Silicon-on-insulator (SOI) technology is becoming of increasing importance in the field of integrated circuits. SOI technology deals with the formation of transistors in a layer of semiconductor material which overlies an insulating layer. A common embodiment of SOI structures is a single crystal layer of silicon which overlies a layer of silicon dioxide. The invention to be disclosed herein is applicable to all forms of SOI including stacked as well as single layer structures. High performance and high density integrated circuits are achievable using SOI technology because of the reduction of parasitic elements present in integrated circuits formed in bulk semiconductor. For example, for an MOS transistor formed in bulk, parasitic capacitance is present at the junction between the source/drain regions and the underlying substrate, and the possibility of breakdown of the junction between source/drain regions and the substrate regions also exists. A further example of parasitic elements is present for CMOS technology in bulk, where parasitic bipolar transistors formed by n-channel and p-channel transistors in adjacent wells can give rise to latch-up problems. Since SOI structures significantly alleviate parasitic elements, and increase the junction breakdown tolerance of the structure, the SOI technology is well-suited for high performance and high density integrated circuits.
This invention applies to transistors built on all forms of Silicon On Insulator including, for example, heteroepitaxy, such as SOS, beam recrystallization, epitaxial lateral overgrowth, lateral solid phase epitaxy, and single silicon separation (e.g. SIMOX and FIPOS).
The underlying insulator film in an SOI structure presents certain problems relative to the transistor characteristics, however. In bulk transistors, electrical connection is easily made via the substrate to the body node of an MOS transistor.
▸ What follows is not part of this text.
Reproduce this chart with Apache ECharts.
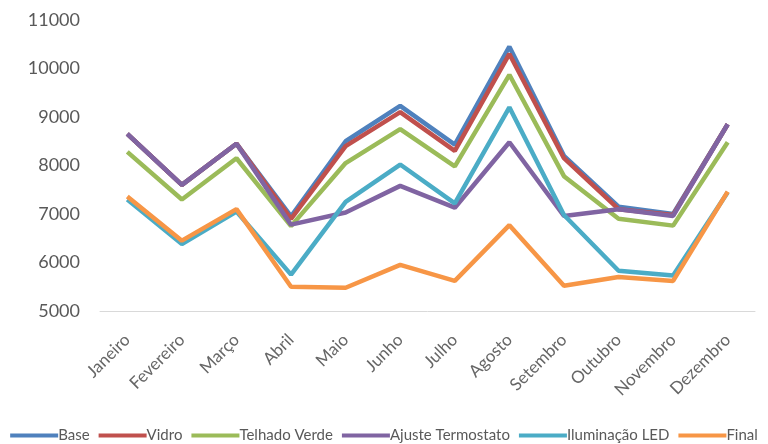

The relatively fixed bias of the body node provides for a stable threshold voltage relative to the drain to source voltage. However, conventional SOI transistors have the body node (i.e., the undepleted volume within the body region underlying the gate electrode) electrically floating, as the body node is isolated from the substrate by the underlying insulator film. Under sufficient drain-to-source bias, impact ionization can generate electron-hole pairs near the drain which, due to the majority carriers traveling to the body node while the minority carriers travel to the drain, cause a voltage differential between the body node and the source of the transistor. This voltage differential lowers the effective threshold voltage and increases the drain current, exhibiting the well known "kink" effect. The "kink" effect is exhibited in the I/V characteristics of transistors by an actual "kink" in the curves.
Furthermore, the structure of the SOI transistor presents a parasitic "back channel" transistor, with the substrate as the gate and the insulator film underlying the transistor as the gate dielectric. This back channel may provide for a drain-source leakage path along the body node near the interface with the insulator film. In addition, the dielectrically isolated body node allows capacitive coupling between the body node and the source and the drain, and diode coupling between the body node and the source and drain, to bias the body node and thus affect the threshold voltage. Each of these factors can contribute to undesirable shifts in the transistor relative to design, as well as to increased instability of the transistor operating characteristics.
It is therefore an object of this invention to provide an insulated-gate field effect transistor formed in semiconductor region overlying an insulator, having reduced resistance from body contact to remote regions of the body.
It is also an object of this invention to provide an insulated-gate field effect transistor formed in semiconductor region overlying an insulator, having a higher back channel Vt while maintaining desired front channel characteristics.